IN: Inspiration

Brutalism Gets A Stylish Twist

This home in Mexico City elevates concrete into a stylish homage to Brutalist architecture.


Concrete has been crucial to construction since at least 1893, when US inventor George W. Bartholomew built the first concrete pavement. Since then, modern builders have used it for everything from skyscrapers to suburban townhouses. Though concrete’s benefits include strength and durability, however, its distinct texture became a hallmark of Brutalist architecture during the mid-20th century.

Brutalist architecture is defined typically by sharp angles and a liberal use of raw concrete elements. The home of creative couple Pedro Reyes and Carla Fernandez, however, approaches the style from a relaxed vantagepoint, disrupting the grey palette with bright splashes, artwork, sculptural fittings and a range of decorative elements.

PPC Imaginarium

Known as Pedro Reyes House, the home features distinct elements in which raw concrete, placed in various degrees of coarseness, contrast with stone paving, cacti, paintwork and mismatched furniture. The bold patchwork consists of a double-height lounge, family bathroom, a master bedroom and two children’s bedrooms, and was built for Reyes (a sculptor), Fernandez (a fashion designer) and their two children.

The main living area is most reminiscent of Brutalism, dominated by a range of concrete textures and surfaces. The main hallmarks of Brutalism – block-like forms and raw concrete – are embodied in the bookcase that stretches across one wall of the lounge area. Concrete slabs form shelves and partitions, the uppermost of which are accessed by a raw concrete gallery – itself reached by a cantilever staircase made from concrete.

PPC Imaginarium

The living area would seem grim with its hard lines rendered in raw concrete, but the designers ward off austerity by including mismatched furniture, a single sculpture and a raised platform made from irregular stone paving. Natural light enters through skylights and is matched at floor level by green fronds; in this way, crudeness makes way for raw authenticity.

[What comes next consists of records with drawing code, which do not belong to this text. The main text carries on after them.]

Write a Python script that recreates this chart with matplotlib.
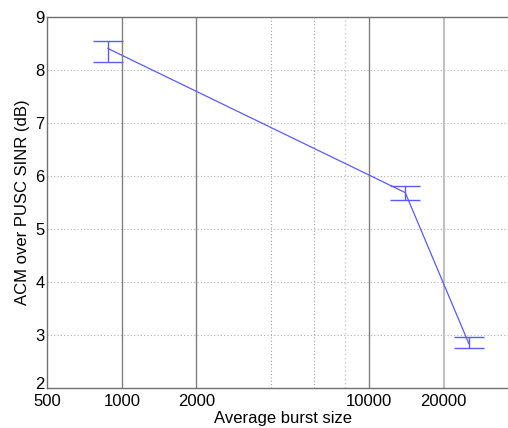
import matplotlib
matplotlib.use('Agg')
import matplotlib.pyplot as plt
import matplotlib.transforms as mtransforms
from matplotlib.ticker import FixedLocator, NullLocator, FixedFormatter

plt.rcParams['font.family'] = ['Liberation Sans', 'DejaVu Sans']

# data
burst_size = [880, 14000, 25300]
sinr_gain = [8.41, 5.69, 2.84]
err_low = [0.25, 0.14, 0.08]
err_high = [0.15, 0.13, 0.12]

xticks = [500, 1000, 2000, 10000, 20000]
xtick_labels = ['500', '1000', '2000', '10000', '20000']
yticks = [2, 3, 4, 5, 6, 7, 8, 9]

fig = plt.figure(figsize=(5.08, 4.28), dpi=100)
ax = fig.add_axes([47.3 / 508, 1 - 388 / 428, (518 - 47.3) / 508, (388 - 17.3) / 428])
ax.set_xscale('log')
ax.set_xlim(500, 40000)
ax.set_ylim(2, 9)

# grid lines
for y in yticks[1:-1]:
    ax.axhline(y, color='#b0b0b0', lw=0.8, ls=(0, (1, 2)), zorder=0)
for x in [1000, 2000, 10000]:
    ax.axvline(x, color='#808080', lw=1.0, zorder=0)
ax.axvline(20000, color='#c0c0c0', lw=1.5, zorder=0)
for x in [4000, 6000]:
    ax.axvline(x, color='#a0a0a0', lw=0.8, ls=(0, (1, 2)), zorder=0)
ax.axvline(8000, color='#c8c8c8', lw=1.0, ls=(0, (1, 2)), zorder=0)

ax.errorbar(burst_size, sinr_gain, yerr=[err_low, err_high], color='#5a5aff',
            lw=0.9, elinewidth=1.0, capsize=11, capthick=1.0)

ax.xaxis.set_major_locator(FixedLocator(xticks))
ax.xaxis.set_major_formatter(FixedFormatter(xtick_labels))
ax.xaxis.set_minor_locator(NullLocator())
ax.set_yticks(yticks)
ax.tick_params(length=0, labelsize=12)
ax.tick_params(axis='x', pad=4)
ax.tick_params(axis='y', pad=2)

# lift the "2" a little so it sits above "500", as in the original
fig.canvas.draw()
lab2 = ax.get_yticklabels()[0]
lab2.set_transform(lab2.get_transform() + mtransforms.ScaledTranslation(0, 5 / 100, fig.dpi_scale_trans))

for s in ['top', 'left', 'bottom', 'right']:
    ax.spines[s].set_color('#707070')
    ax.spines[s].set_linewidth(1.0)

ax.set_xlabel('Average burst size', fontsize=12, labelpad=2)
ax.set_ylabel('ACM over PUSC SINR (dB)', fontsize=12, labelpad=4)

fig.savefig('out.png', dpi=100)
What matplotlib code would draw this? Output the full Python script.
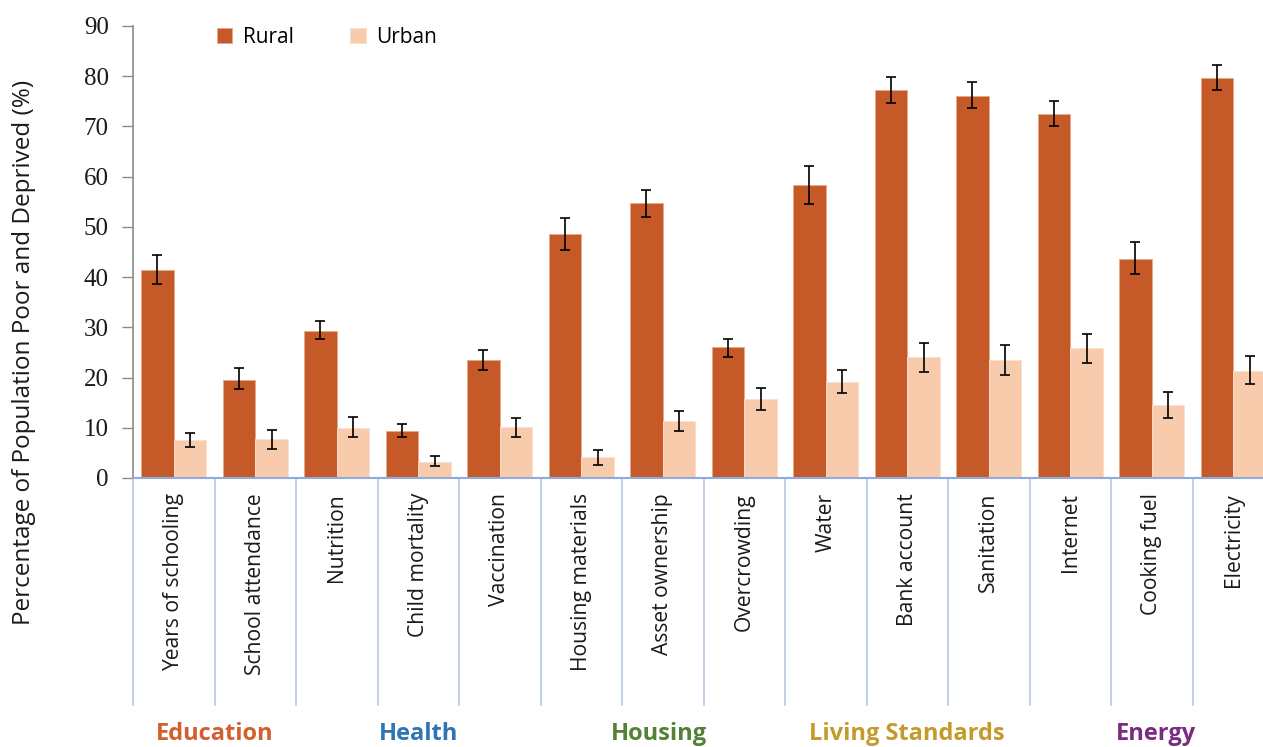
import numpy as np
import matplotlib.pyplot as plt
import matplotlib.transforms as mtransforms

# Deprivation indicators
categories = ["Years of schooling", "School attendance", "Nutrition", "Child mortality",
              "Vaccination", "Housing materials", "Asset ownership", "Overcrowding",
              "Water", "Bank account", "Sanitation", "Internet", "Cooking fuel", "Electricity"]

rural = [41.5, 19.6, 29.3, 9.3, 23.5, 48.5, 54.7, 26.0, 58.3, 77.3, 76.0, 72.4, 43.6, 79.6]
rural_lo = [38.7, 17.8, 27.6, 8.1, 21.5, 45.3, 51.9, 24.1, 54.5, 74.7, 73.6, 70.0, 40.6, 77.2]
rural_hi = [44.4, 21.9, 31.2, 10.8, 25.5, 51.8, 57.4, 27.7, 62.1, 79.9, 78.8, 75.0, 46.9, 82.2]

urban = [7.5, 7.8, 10.0, 3.2, 10.1, 4.2, 11.4, 15.7, 19.1, 24.0, 23.5, 25.8, 14.5, 21.4]
urban_lo = [6.1, 5.8, 8.1, 2.3, 8.2, 2.5, 9.4, 13.5, 17.0, 21.1, 20.5, 22.8, 12.0, 18.7]
urban_hi = [9.0, 9.5, 12.1, 4.3, 12.0, 5.6, 13.4, 18.0, 21.6, 26.8, 26.5, 28.7, 17.2, 24.3]

groups = ["Education", "Health", "Housing", "Living Standards", "Energy"]
group_pos = [0.5, 3.0, 5.95, 9.0, 12.05]
group_colors = ["#D0602E", "#2E75B6", "#548235", "#C49A2C", "#7B2C82"]

rural_color = "#C55A28"
urban_color = "#F8CBAD"

fig = plt.figure(figsize=(12.63, 7.47), dpi=100)
ax = fig.add_axes([133 / 1263, 1 - 478 / 747, 1141 / 1263, 452 / 747])

x = np.arange(len(categories))
w = 0.4
r = np.array(rural)
u = np.array(urban)
r_err = [r - np.array(rural_lo), np.array(rural_hi) - r]
u_err = [u - np.array(urban_lo), np.array(urban_hi) - u]

ax.bar(x - w / 2, r, w, color=rural_color, edgecolor="#E8A888", linewidth=0.6, label="Rural", zorder=2)
ax.bar(x + w / 2, u, w, color=urban_color, edgecolor="#FBE0CE", linewidth=0.6, label="Urban", zorder=2)
ax.errorbar(x - w / 2, r, yerr=r_err, fmt="none", ecolor="black", elinewidth=1.2,
            capsize=3.8, capthick=1.2, zorder=3)
ax.errorbar(x + w / 2, u, yerr=u_err, fmt="none", ecolor="black", elinewidth=1.2,
            capsize=3.8, capthick=1.2, zorder=3)

ax.set_xlim(-0.5, len(categories) - 0.5)
ax.set_ylim(0, 90)
ax.set_yticks(range(0, 91, 10))
ax.tick_params(axis="y", direction="out", length=8, width=1, color="#8C8C8C", pad=9.5)
for lbl in ax.get_yticklabels():
    lbl.set_fontfamily("Liberation Serif")
    lbl.set_fontsize(18)
    lbl.set_color("#1A1A1A")
ax.set_xticks([])

for s in ["top", "right"]:
    ax.spines[s].set_visible(False)
ax.spines["left"].set_color("#8C8C8C")
ax.spines["left"].set_linewidth(1.2)
ax.spines["bottom"].set_color("#8FAADC")
ax.spines["bottom"].set_linewidth(1.5)

# category separators running below the axis
trans = mtransforms.blended_transform_factory(ax.transData, ax.transAxes)
for b in np.arange(-0.5, len(categories) - 0.5, 1.0):
    ax.plot([b, b], [0, -0.503], transform=trans, color="#B4C3E6", lw=1.1, clip_on=False)

for xi, name in zip(x, categories):
    ax.text(xi, -0.033, name, transform=trans, rotation=90, ha="center", va="top",
            fontsize=15.2, family="Open Sans", color="#1A1A1A")

for gp, gname, gc in zip(group_pos, groups, group_colors):
    ax.text(gp, -0.567, gname, transform=trans, ha="center", va="center",
            fontsize=17, fontweight="bold", family="Open Sans", color=gc)

fig.text(24 / 1263, 1 - 352 / 747, "Percentage of Population Poor and Deprived (%)",
         rotation=90, ha="center", va="center", fontsize=17.5, family="Open Sans", color="#1A1A1A")

ax.legend(loc="upper left", bbox_to_anchor=(0.057, 1.04), ncol=2, frameon=False,
          prop={"family": "Open Sans", "size": 15}, handlelength=0.75, handleheight=0.75,
          columnspacing=2.7, handletextpad=0.5)

fig.savefig("out.png", dpi=100)
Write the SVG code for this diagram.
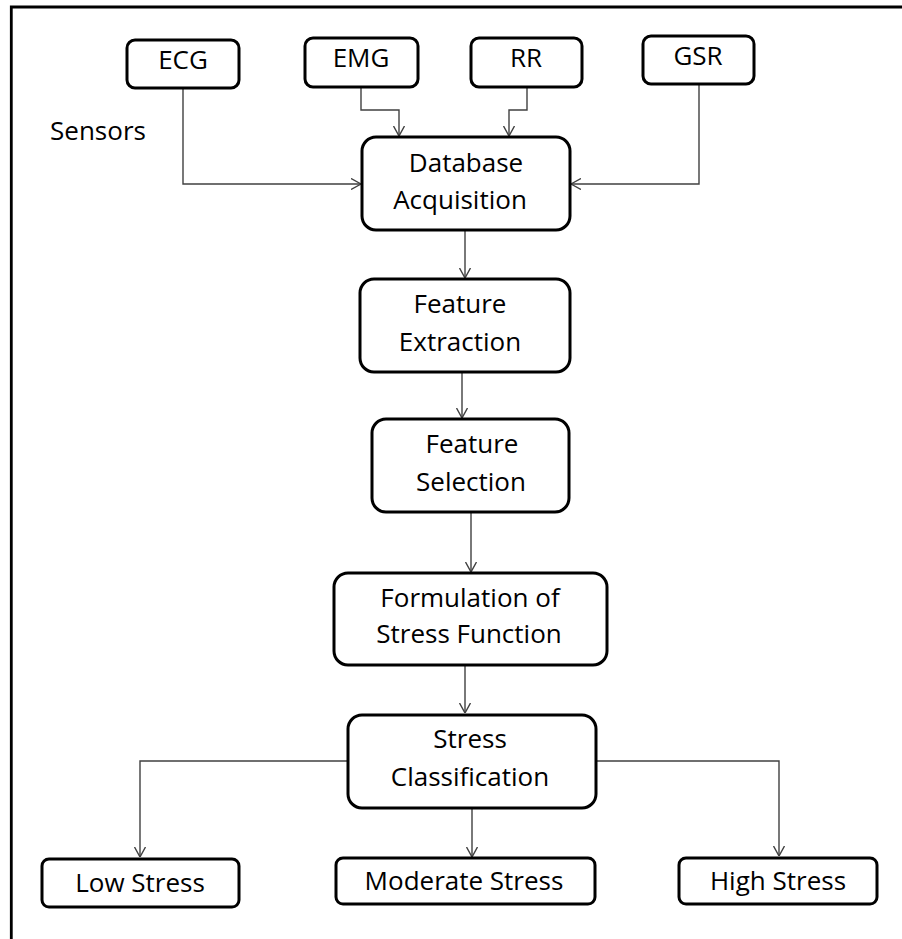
<svg xmlns="http://www.w3.org/2000/svg" width="902" height="939" viewBox="0 0 902 939">
<style>
.box{fill:#fff;stroke:#000;stroke-width:3}
.t{font-family:"Open Sans","Liberation Sans",sans-serif;font-size:26px;fill:#000;text-anchor:middle}
.c{fill:none;stroke:#404040;stroke-width:1.4}
</style>
<defs>
<marker id="ah" viewBox="0 0 10 12" refX="10" refY="6" markerWidth="10" markerHeight="12" markerUnits="userSpaceOnUse" orient="auto">
<path d="M0,0.5 L10,6 L0,11.5" fill="none" stroke="#404040" stroke-width="1.4"/>
</marker>
</defs>
<rect width="902" height="939" fill="#fff"/>
<path d="M11.3,939 V7 H902" fill="none" stroke="#000" stroke-width="2.8"/>
<text class="t" x="98" y="140">Sensors</text>
<g id="connectors">
<path class="c" d="M183,88 V184 H361" marker-end="url(#ah)"/>
<path class="c" d="M361,87 V110 H399 V136" marker-end="url(#ah)"/>
<path class="c" d="M527,87 V110 H509 V136" marker-end="url(#ah)"/>
<path class="c" d="M699,84 V184 H571" marker-end="url(#ah)"/>
<path class="c" d="M465,230 V278" marker-end="url(#ah)"/>
<path class="c" d="M462,372 V418" marker-end="url(#ah)"/>
<path class="c" d="M471,512 V572" marker-end="url(#ah)"/>
<path class="c" d="M465,665 V713" marker-end="url(#ah)"/>
<path class="c" d="M348,761 H140 V857" marker-end="url(#ah)"/>
<path class="c" d="M472,808 V857" marker-end="url(#ah)"/>
<path class="c" d="M596,761 H779 V856" marker-end="url(#ah)"/>
</g>
<g id="ecg"><rect class="box" x="127" y="40" width="112" height="48" rx="8"/><text class="t" x="183" y="69">ECG</text></g>
<g id="emg"><rect class="box" x="305" y="38" width="113" height="49" rx="8"/><text class="t" x="361" y="67">EMG</text></g>
<g id="rr"><rect class="box" x="471" y="38" width="111" height="49" rx="8"/><text class="t" x="526" y="67">RR</text></g>
<g id="gsr"><rect class="box" x="643" y="36" width="111" height="48" rx="8"/><text class="t" x="698" y="65">GSR</text></g>
<g id="db"><rect class="box" x="362" y="137" width="208" height="93" rx="14"/><text class="t" x="466" y="172">Database</text><text class="t" x="460" y="209">Acquisition</text></g>
<g id="fe"><rect class="box" x="360" y="279" width="210" height="93" rx="14"/><text class="t" x="460" y="313">Feature</text><text class="t" x="460" y="351">Extraction</text></g>
<g id="fs"><rect class="box" x="372" y="419" width="197" height="93" rx="14"/><text class="t" x="472" y="453">Feature</text><text class="t" x="471" y="491">Selection</text></g>
<g id="form"><rect class="box" x="334" y="573" width="273" height="92" rx="14"/><text class="t" x="470" y="607">Formulation of</text><text class="t" x="469" y="643">Stress Function</text></g>
<g id="sc"><rect class="box" x="348" y="715" width="248" height="93" rx="14"/><text class="t" x="470" y="748">Stress</text><text class="t" x="470" y="786">Classification</text></g>
<g id="low"><rect class="box" x="42" y="859" width="197" height="48" rx="7"/><text class="t" x="140" y="892">Low Stress</text></g>
<g id="mod"><rect class="box" x="336" y="858" width="259" height="46" rx="7"/><text class="t" x="464" y="890">Moderate Stress</text></g>
<g id="high"><rect class="box" x="679" y="858" width="198" height="46" rx="7"/><text class="t" x="778" y="890">High Stress</text></g>
</svg>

In the bathroom, grey shades morph into a range of statement features, including a sink moulded to resemble turned pottery. The stone bathtub resembles a rock pool and is lit from above by a large skylight.

PPC Imaginarium

Brightening the space even further, several surfaces are adorned with splashes of yellow and vermillion. The paintwork contrasts with a palette of otherwise mostly greys yet brings out coarse concrete’s raw authenticity.

The design evidenced by Pedro Reyes House harks back to the movement in which concrete served an aesthetic function. The presence of art, stonework, bright colours and decorative elements, however, elevate the material into a form of stylish Brutalism.